O Tribunal Cível de Lisboa concluiu que os serviços médicos prestados a Tereza Coelho, na Cuf Descobertas, no final de 2008, lhe retiraram probabilidade de vida. Por isso, condenaram o hospital do grupo Mello Saúde a indemnizar a família em mais de cem mil euros, que se somam a quantia idêntica a pagar pela seguradora Fidelidade.
A argumentação da juíza Higina Castelo é considerada inédita, pelo que poderá mesmo fazer jurisprudência numa área – a negligência médica – em que a Justiça em Portugal tem sido conservadora.
“É possível que seja o primeiro acórdão em Portugal a alegar perda de chance”, admite a advogada Filomena Girão. O conceito, considerado pioneiro em Portugal na área da saúde, tem sido aplicado com mais frequência a advogados, quando não cumprem todo o seu dever perante os clientes, deixando, por exemplo, esgotar prazos. No caso de Tereza Coelho, a juíza entendeu que o facto de o médico não ter pedido mais exames, nomeadamente uma radiografia aos pulmões, retirou probabilidade de sobrevivência (“perda de chance”) à doente. Uma alegação, diz Filomena Girão, que torna esta decisão “interessantíssima para a defesa dos direitos dos pacientes em casos de negligência médica”.

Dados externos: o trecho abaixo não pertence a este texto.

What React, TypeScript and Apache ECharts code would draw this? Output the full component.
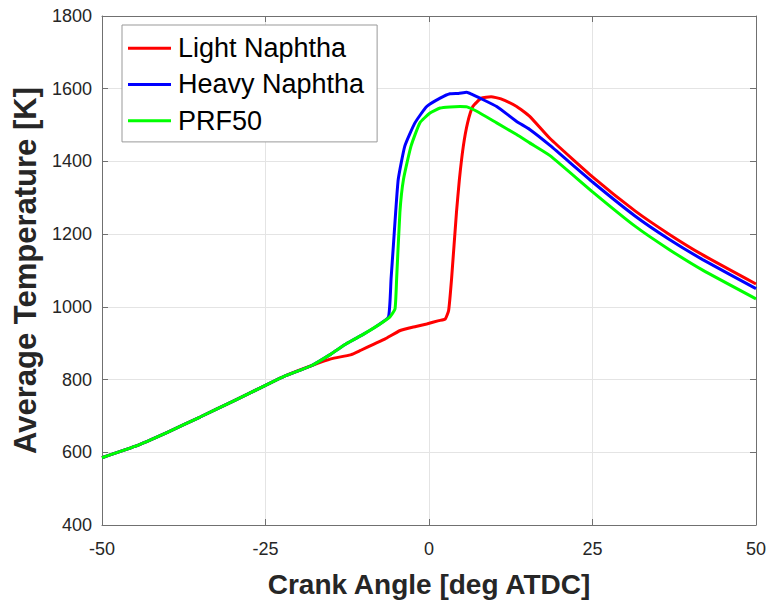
import React, { useEffect, useRef } from "react";
import * as echarts from "echarts";

const seriesNames = ["Light Naphtha", "Heavy Naphtha", "PRF50"];
const seriesColors = ["#ff0000", "#0000ff", "#00ff00"];

const xTicks = [-50, -25, 0, 25, 50];
const yTicks = [400, 600, 800, 1000, 1200, 1400, 1600, 1800];

const lightX = [-50, -45, -40, -35, -30, -25, -22, -18, -15, -12, -10.5, -8.5, -6.7, -4.4, -2, -0.35, 1.5, 2.5, 3.0, 3.45, 4.2, 4.65, 5.25, 5.9, 6.7, 8, 9.5, 11, 13.4, 15.4, 18.5, 25.1, 31.5, 36.7, 41.85, 50];
const lightT = [585, 616, 655, 697, 740, 784, 810, 838, 857, 868, 880, 897, 912, 935, 946, 953, 962, 967, 990, 1077, 1260, 1351, 1442, 1506, 1551, 1574, 1578, 1572, 1551, 1524, 1463, 1356, 1264, 1200, 1143, 1063];

const heavyX = [-50, -45, -40, -35, -30, -25, -22, -18, -15, -12.6, -10, -8, -6.2, -5.8, -5.45, -5.1, -4.7, -3.7, -2.15, -0.35, 1.7, 3.2, 4.5, 5.75, 6.5, 7.8, 10.35, 13.4, 15.4, 18.5, 25.1, 31.5, 36.7, 41.85, 50];
const heavyT = [585, 616, 655, 697, 740, 784, 810, 838, 870, 899, 925, 947, 972, 1077, 1168, 1260, 1351, 1442, 1506, 1551, 1574, 1586, 1587, 1590, 1585, 1574, 1551, 1510, 1488, 1444, 1342, 1250, 1186, 1130, 1050];

const prfX = [-50, -45, -40, -35, -30, -25, -22, -18, -15, -12.6, -10, -8, -6, -5.2, -4.95, -4.45, -3.9, -2.75, -1.4, 0.15, 1.7, 3.2, 4.75, 5.8, 7.3, 10.35, 13.4, 15.4, 18.5, 25.1, 31.5, 36.7, 41.85, 50];
const prfT = [585, 616, 655, 697, 740, 784, 810, 838, 870, 899, 925, 947, 972, 994, 1077, 1260, 1351, 1442, 1506, 1533, 1547, 1550, 1551, 1550, 1538, 1506, 1474, 1451, 1416, 1315, 1222, 1158, 1101, 1022];

const FONT = "'Liberation Sans', Arial, Helvetica, sans-serif";
const AXIS_COLOR = "#707070";
const LABEL_COLOR = "#262626";

function zip(xs: number[], ys: number[]) {
  return xs.map((x, i) => [x, ys[i]]);
}

export default function App() {
  const ref = useRef<HTMLDivElement>(null);
  useEffect(() => {
    if (!ref.current) return;
    const chart = echarts.init(ref.current, undefined, { renderer: "svg" });
    const xs = [lightX, heavyX, prfX];
    const ys = [lightT, heavyT, prfT];
    const axisCommonX = {
      type: "value" as const,
      min: xTicks[0],
      max: xTicks[xTicks.length - 1],
      interval: 25,
    };
    const axisCommonY = {
      type: "value" as const,
      min: yTicks[0],
      max: yTicks[yTicks.length - 1],
      interval: 200,
    };
    const plain = (v: number) => String(v);
    chart.setOption({
      animation: false,
      backgroundColor: "#ffffff",
      grid: { left: 102, right: 14, top: 16, bottom: 76, containLabel: false },
      legend: {
        orient: "vertical",
        left: 122,
        top: 25,
        data: seriesNames,
        icon: "rect",
        itemWidth: 43,
        itemHeight: 3,
        itemGap: 0,
        padding: [5, 13, 3, 6],
        backgroundColor: "#ffffff",
        borderColor: "#999999",
        borderWidth: 1,
        borderRadius: 0,
        textStyle: {
          fontFamily: FONT,
          fontSize: 27,
          color: "#000000",
          lineHeight: 36.3,
          padding: [0, 0, 0, 2],
        },
      },
      xAxis: [
        {
          ...axisCommonX,
          position: "bottom",
          name: "Crank Angle [deg ATDC]",
          nameLocation: "middle",
          nameGap: 45,
          nameTextStyle: { fontFamily: FONT, fontSize: 28, fontWeight: "bold", color: LABEL_COLOR },
          axisLine: { show: true, onZero: false, lineStyle: { color: AXIS_COLOR, width: 1 } },
          axisTick: { show: true, inside: true, length: 6, lineStyle: { color: AXIS_COLOR } },
          axisLabel: { fontFamily: FONT, fontSize: 18, color: LABEL_COLOR, margin: 15, formatter: plain },
          splitLine: { show: true, lineStyle: { color: "#e4e4e4", width: 1 } },
        },
        {
          ...axisCommonX,
          position: "top",
          axisLine: { show: true, onZero: false, lineStyle: { color: AXIS_COLOR, width: 1 } },
          axisTick: { show: true, inside: true, length: 6, lineStyle: { color: AXIS_COLOR } },
          axisLabel: { show: false },
          splitLine: { show: false },
        },
      ],
      yAxis: [
        {
          ...axisCommonY,
          position: "left",
          name: "Average Temperature [K]",
          nameLocation: "middle",
          nameGap: 44,
          nameRotate: 90,
          nameTextStyle: { fontFamily: FONT, fontSize: 31, fontWeight: "bold", color: LABEL_COLOR },
          axisLine: { show: true, onZero: false, lineStyle: { color: AXIS_COLOR, width: 1 } },
          axisTick: { show: true, inside: true, length: 6, lineStyle: { color: AXIS_COLOR } },
          axisLabel: { fontFamily: FONT, fontSize: 18, color: LABEL_COLOR, margin: 10, formatter: plain },
          splitLine: { show: true, lineStyle: { color: "#e4e4e4", width: 1 } },
        },
        {
          ...axisCommonY,
          position: "right",
          axisLine: { show: true, onZero: false, lineStyle: { color: AXIS_COLOR, width: 1 } },
          axisTick: { show: true, inside: true, length: 6, lineStyle: { color: AXIS_COLOR } },
          axisLabel: { show: false },
          splitLine: { show: false },
        },
      ],
      series: seriesNames.map((name, i) => ({
        name,
        type: "line",
        xAxisIndex: 0,
        yAxisIndex: 0,
        data: zip(xs[i], ys[i]),
        showSymbol: false,
        symbol: "none",
        smooth: 0.15,
        color: seriesColors[i],
        lineStyle: { color: seriesColors[i], width: 3 },
      })),
    });
    return () => chart.dispose();
  }, []);
  return (
    <div
      ref={ref}
      style={{ position: "fixed", left: 0, top: 0, width: 770, height: 603, background: "#fff" }}
    />
  );
}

A fundadora da Associação Lusófona do Direito da Saúde admite que “no campo da responsabilidade médica, é a primeira vez que se vê uma condenação apenas pela perda de chance”. Na sentença, lê-se que a Cuf “tinha a obrigação contratual de ter agido de outra forma, de ter realizado determinados exames que teriam permitido diagnóstico certo e de ter assistido e medicado a paciente em conformidade”. O erro do hospital privado, escreve a juíza, levou a uma “redução drástica da probabilidade de sobreviver” e “contribuiu de forma pesada para a morte da cliente”. Embora clara ao senso comum, a alegação não é vulgar, como é admitido no próprio acórdão.
Ironicamente, o caso chegou a tribunal não porque a família de Tereza Coelho, editora do escritor António Lobo Antunes, quisesse processar o hospital por negligência, mas porque a Cuf insistia em apresentar a conta pelos serviços que não conseguiram salvar a mulher do escritor Rui Cardoso Martins.
A ex-jornalista do Público morreu, aos 49 anos, de septicemia, no Hospital Cuf Descobertas, depois de ter sido enviada para casa com um diagnóstico de amigdalite. A juíza considerou que houve responsabilidade pela “perda de chance”.
Contactado pelo VISÃO, o grupo Mello informou que irá recorrer da decisão. A morte de Tereza Coelho, que deixou dois filhos órfãos, com 8 e 10 anos na altura, segue agora para a Relação. Aí se decidirá se fará ou não jurisprudência.